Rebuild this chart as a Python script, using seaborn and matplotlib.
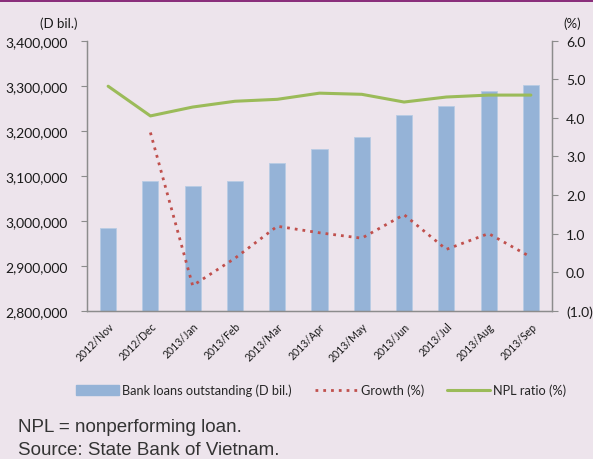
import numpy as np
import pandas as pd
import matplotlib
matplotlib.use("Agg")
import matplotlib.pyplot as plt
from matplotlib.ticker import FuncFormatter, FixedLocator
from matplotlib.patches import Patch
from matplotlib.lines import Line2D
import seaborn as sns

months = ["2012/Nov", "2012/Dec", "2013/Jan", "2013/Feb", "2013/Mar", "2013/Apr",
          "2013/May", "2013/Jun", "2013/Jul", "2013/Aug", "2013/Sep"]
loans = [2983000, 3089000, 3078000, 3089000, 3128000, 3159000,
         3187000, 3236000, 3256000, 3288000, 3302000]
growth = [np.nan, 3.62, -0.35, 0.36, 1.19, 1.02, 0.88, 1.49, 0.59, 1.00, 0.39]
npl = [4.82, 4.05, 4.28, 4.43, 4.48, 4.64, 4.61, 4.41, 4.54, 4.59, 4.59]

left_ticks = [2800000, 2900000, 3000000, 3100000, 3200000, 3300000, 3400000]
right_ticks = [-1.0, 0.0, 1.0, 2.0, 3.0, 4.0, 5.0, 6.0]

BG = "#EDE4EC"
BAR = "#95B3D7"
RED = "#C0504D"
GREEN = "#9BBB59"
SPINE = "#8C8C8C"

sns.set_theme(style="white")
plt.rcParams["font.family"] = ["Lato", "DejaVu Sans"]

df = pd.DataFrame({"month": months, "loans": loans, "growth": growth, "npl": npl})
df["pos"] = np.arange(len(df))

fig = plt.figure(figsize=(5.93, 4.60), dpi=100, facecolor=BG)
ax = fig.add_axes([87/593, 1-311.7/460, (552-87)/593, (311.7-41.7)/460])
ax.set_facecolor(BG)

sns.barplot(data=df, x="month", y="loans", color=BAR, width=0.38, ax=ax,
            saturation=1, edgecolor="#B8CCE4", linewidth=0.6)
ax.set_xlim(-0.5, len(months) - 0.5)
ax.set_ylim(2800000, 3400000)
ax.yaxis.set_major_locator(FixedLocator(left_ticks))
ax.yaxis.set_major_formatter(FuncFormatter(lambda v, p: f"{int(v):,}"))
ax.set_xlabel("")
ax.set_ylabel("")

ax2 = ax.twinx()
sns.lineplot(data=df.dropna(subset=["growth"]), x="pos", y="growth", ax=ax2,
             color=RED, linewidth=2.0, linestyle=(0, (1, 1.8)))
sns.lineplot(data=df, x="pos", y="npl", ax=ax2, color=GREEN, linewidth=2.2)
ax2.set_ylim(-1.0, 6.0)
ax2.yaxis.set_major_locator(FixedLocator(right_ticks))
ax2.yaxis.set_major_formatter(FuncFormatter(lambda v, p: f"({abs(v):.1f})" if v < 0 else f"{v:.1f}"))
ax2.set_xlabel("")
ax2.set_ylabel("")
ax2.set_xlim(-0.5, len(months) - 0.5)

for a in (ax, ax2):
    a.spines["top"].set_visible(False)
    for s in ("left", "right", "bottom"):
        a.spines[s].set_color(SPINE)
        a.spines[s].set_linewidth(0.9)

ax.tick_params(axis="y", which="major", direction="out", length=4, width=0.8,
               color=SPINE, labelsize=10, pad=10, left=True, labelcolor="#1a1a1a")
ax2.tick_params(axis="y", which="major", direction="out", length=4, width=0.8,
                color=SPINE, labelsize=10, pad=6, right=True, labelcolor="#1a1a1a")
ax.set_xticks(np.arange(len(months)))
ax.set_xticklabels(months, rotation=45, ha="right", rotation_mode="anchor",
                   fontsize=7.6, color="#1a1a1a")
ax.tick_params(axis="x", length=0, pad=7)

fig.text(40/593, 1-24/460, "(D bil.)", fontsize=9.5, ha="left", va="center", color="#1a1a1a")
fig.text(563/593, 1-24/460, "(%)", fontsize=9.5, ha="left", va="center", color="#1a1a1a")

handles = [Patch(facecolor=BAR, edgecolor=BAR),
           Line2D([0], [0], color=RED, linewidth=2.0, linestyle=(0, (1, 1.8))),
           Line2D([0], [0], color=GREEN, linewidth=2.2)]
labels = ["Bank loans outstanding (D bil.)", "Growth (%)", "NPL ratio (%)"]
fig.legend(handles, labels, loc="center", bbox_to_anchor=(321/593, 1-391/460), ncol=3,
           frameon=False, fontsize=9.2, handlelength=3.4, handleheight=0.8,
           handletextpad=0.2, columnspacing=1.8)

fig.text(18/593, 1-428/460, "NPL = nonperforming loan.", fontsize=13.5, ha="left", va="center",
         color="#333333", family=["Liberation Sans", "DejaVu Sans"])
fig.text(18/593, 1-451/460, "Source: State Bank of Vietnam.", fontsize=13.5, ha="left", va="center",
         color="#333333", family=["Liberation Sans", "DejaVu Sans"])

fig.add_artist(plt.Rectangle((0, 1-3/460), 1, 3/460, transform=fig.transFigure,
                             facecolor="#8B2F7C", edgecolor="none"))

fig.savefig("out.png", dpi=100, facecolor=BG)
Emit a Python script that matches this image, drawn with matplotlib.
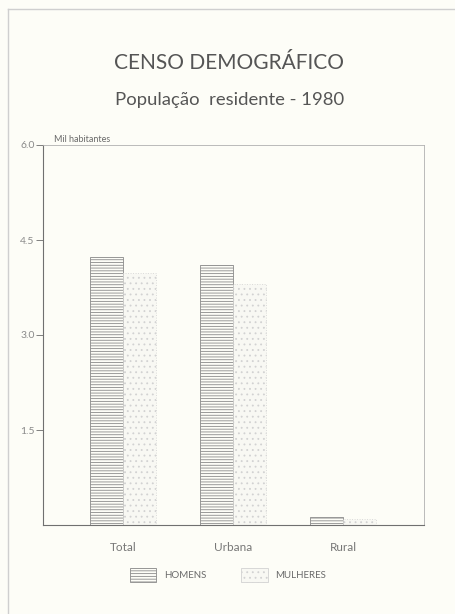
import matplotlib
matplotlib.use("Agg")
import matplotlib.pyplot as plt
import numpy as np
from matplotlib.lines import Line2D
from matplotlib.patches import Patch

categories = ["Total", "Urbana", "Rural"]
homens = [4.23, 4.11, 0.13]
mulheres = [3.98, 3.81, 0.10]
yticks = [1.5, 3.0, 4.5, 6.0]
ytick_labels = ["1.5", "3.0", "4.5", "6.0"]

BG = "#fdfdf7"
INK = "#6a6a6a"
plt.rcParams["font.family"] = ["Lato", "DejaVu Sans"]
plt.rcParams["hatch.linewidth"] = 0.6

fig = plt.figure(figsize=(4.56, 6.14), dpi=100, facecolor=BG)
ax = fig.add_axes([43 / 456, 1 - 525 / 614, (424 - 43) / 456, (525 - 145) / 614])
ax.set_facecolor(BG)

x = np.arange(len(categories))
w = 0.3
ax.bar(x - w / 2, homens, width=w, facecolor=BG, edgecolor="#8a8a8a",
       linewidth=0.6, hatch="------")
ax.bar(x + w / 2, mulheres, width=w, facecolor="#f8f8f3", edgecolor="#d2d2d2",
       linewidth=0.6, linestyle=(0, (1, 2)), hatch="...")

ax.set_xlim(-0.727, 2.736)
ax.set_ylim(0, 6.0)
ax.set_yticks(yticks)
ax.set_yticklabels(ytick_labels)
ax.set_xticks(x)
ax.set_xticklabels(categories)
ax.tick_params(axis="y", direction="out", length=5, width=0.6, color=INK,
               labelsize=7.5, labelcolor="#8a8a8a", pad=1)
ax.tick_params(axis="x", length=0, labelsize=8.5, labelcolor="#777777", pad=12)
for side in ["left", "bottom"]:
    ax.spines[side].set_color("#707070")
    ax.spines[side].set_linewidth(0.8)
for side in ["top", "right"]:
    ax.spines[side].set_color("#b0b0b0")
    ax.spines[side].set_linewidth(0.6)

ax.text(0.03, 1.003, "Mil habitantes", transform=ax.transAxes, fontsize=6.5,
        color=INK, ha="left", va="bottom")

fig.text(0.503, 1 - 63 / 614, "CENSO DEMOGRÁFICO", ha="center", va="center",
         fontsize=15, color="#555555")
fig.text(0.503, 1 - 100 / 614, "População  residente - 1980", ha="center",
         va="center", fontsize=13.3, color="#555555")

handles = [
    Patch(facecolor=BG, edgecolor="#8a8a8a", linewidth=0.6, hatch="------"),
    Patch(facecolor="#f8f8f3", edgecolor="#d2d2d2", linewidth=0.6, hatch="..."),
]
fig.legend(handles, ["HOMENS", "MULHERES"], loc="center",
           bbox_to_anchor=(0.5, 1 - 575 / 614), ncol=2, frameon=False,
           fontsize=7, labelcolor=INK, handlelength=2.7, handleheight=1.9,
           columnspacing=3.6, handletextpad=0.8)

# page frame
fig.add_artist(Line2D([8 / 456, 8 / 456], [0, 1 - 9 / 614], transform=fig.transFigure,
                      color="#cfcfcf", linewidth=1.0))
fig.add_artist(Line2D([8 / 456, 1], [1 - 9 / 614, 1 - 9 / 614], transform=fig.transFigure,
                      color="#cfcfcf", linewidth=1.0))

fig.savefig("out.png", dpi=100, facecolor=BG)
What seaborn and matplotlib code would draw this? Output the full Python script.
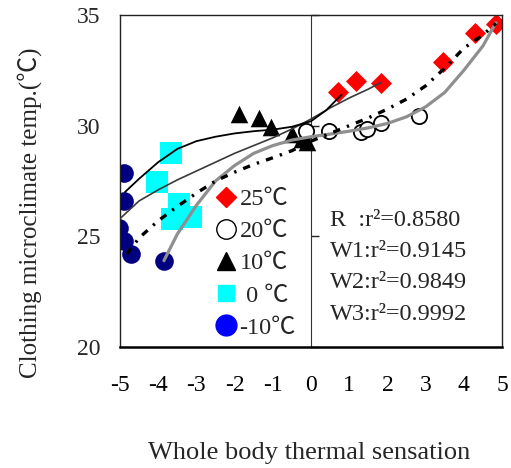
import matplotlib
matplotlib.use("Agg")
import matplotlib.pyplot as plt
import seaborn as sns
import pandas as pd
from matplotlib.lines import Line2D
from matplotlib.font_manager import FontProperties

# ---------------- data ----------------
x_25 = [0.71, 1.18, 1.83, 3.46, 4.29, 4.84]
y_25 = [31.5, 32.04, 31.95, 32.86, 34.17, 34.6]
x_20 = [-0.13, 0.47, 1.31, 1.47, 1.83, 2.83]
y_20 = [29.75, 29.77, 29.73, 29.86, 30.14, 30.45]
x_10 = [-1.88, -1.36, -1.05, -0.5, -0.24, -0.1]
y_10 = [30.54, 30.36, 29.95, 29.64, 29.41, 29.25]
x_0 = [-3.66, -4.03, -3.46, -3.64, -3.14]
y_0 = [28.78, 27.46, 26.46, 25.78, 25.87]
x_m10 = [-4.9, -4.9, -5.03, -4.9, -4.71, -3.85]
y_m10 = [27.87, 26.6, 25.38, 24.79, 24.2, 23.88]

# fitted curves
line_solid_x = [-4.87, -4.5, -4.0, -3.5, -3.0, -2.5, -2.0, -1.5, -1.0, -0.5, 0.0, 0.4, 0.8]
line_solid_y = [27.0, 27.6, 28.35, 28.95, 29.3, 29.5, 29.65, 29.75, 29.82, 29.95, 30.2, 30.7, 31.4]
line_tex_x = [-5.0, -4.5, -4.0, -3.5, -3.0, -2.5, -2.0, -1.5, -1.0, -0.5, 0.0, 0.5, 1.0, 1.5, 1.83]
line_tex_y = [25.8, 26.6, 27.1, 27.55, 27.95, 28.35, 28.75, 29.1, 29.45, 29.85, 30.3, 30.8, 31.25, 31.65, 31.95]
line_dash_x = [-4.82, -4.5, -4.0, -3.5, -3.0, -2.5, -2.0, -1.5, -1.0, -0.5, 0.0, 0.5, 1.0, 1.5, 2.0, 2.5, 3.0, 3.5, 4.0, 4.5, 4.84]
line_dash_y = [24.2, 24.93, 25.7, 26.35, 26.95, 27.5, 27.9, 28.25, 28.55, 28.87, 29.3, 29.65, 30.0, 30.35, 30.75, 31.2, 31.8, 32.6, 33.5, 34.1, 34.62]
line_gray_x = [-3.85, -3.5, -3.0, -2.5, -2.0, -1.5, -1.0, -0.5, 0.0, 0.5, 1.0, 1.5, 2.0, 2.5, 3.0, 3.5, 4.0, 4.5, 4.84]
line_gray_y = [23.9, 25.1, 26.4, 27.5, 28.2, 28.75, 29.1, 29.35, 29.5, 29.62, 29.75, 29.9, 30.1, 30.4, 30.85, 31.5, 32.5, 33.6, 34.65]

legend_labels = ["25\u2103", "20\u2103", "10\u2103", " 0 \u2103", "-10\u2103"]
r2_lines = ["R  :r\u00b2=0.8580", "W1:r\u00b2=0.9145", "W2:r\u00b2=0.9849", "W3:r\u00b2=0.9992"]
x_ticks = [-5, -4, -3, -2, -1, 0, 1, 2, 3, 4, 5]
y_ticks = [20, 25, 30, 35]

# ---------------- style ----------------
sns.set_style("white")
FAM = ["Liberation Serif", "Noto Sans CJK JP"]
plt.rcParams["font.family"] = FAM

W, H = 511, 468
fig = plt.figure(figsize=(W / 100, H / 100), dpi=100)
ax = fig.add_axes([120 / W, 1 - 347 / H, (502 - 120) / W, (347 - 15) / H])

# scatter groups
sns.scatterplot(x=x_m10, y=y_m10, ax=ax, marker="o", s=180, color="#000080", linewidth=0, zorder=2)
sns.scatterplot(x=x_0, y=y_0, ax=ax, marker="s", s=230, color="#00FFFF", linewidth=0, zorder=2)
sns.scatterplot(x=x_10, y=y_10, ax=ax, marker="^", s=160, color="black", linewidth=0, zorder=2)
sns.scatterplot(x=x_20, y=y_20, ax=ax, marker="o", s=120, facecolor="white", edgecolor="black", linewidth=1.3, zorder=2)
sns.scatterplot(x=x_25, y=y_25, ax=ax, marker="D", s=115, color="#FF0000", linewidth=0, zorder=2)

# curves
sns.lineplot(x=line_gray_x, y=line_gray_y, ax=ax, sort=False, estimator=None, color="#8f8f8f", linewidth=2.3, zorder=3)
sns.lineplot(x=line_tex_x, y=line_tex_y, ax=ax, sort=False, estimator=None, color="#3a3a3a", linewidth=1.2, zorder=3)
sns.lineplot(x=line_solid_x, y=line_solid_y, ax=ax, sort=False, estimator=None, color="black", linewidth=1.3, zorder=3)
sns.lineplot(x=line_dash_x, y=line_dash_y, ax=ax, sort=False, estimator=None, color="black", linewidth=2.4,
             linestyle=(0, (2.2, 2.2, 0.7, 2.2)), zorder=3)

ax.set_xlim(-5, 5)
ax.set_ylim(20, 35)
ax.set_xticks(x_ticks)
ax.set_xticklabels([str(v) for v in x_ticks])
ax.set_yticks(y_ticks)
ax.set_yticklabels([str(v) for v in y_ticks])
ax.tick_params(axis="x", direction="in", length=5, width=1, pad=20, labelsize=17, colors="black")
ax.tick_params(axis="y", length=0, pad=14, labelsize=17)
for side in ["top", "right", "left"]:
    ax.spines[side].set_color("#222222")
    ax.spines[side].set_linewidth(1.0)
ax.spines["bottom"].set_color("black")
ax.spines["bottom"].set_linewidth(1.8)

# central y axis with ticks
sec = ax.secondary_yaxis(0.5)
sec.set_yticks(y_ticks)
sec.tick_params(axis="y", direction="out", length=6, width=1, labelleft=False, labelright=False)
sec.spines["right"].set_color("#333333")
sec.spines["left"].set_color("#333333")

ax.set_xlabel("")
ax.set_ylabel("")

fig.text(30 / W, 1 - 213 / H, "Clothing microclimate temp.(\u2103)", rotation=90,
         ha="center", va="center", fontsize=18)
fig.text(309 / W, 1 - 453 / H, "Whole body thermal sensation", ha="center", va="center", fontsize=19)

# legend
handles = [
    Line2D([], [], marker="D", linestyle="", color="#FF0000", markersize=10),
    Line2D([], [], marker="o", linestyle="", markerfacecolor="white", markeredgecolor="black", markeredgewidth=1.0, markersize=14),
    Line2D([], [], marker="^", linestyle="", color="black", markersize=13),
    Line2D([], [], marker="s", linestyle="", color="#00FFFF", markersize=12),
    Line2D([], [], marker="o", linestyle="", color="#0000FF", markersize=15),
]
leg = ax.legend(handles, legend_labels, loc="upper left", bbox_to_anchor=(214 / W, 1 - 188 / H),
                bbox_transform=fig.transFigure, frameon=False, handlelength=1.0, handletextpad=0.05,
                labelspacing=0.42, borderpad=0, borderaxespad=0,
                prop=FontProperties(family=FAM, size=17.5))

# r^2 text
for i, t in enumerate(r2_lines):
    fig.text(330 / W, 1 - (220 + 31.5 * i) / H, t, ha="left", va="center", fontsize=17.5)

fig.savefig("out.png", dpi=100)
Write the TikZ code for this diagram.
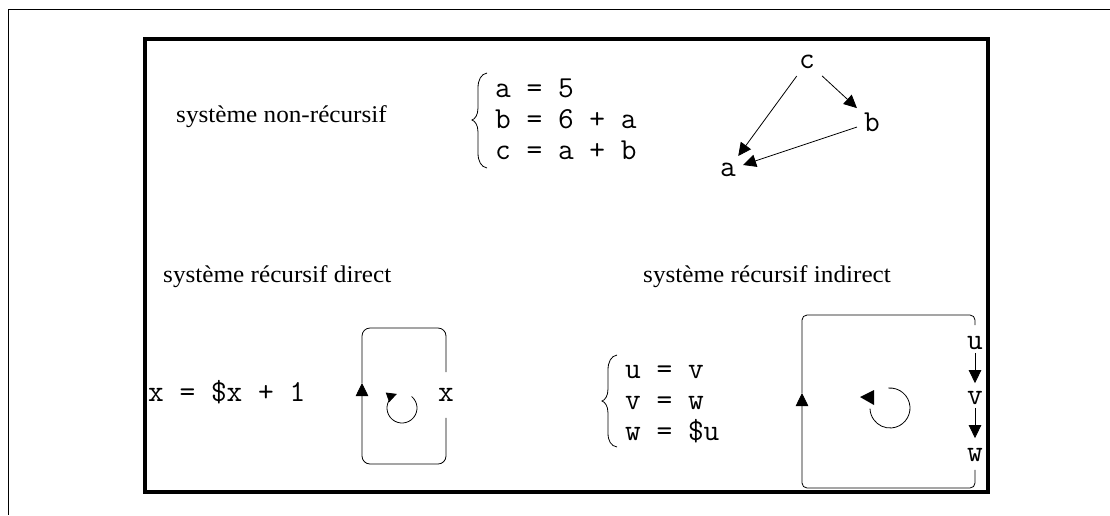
☆ ☆ ☆ ☆ ☆ ☆ ☆
Stated goal: Scan the data for the word "this" and copy every line where it shows up.

Solution:
Rebuild this chart as a Python script, using seaborn and matplotlib.
Emit a Python script that matches this image, drawn with matplotlib.
What seaborn and matplotlib code would draw this? Output the full Python script.
Write the TikZ code for this diagram.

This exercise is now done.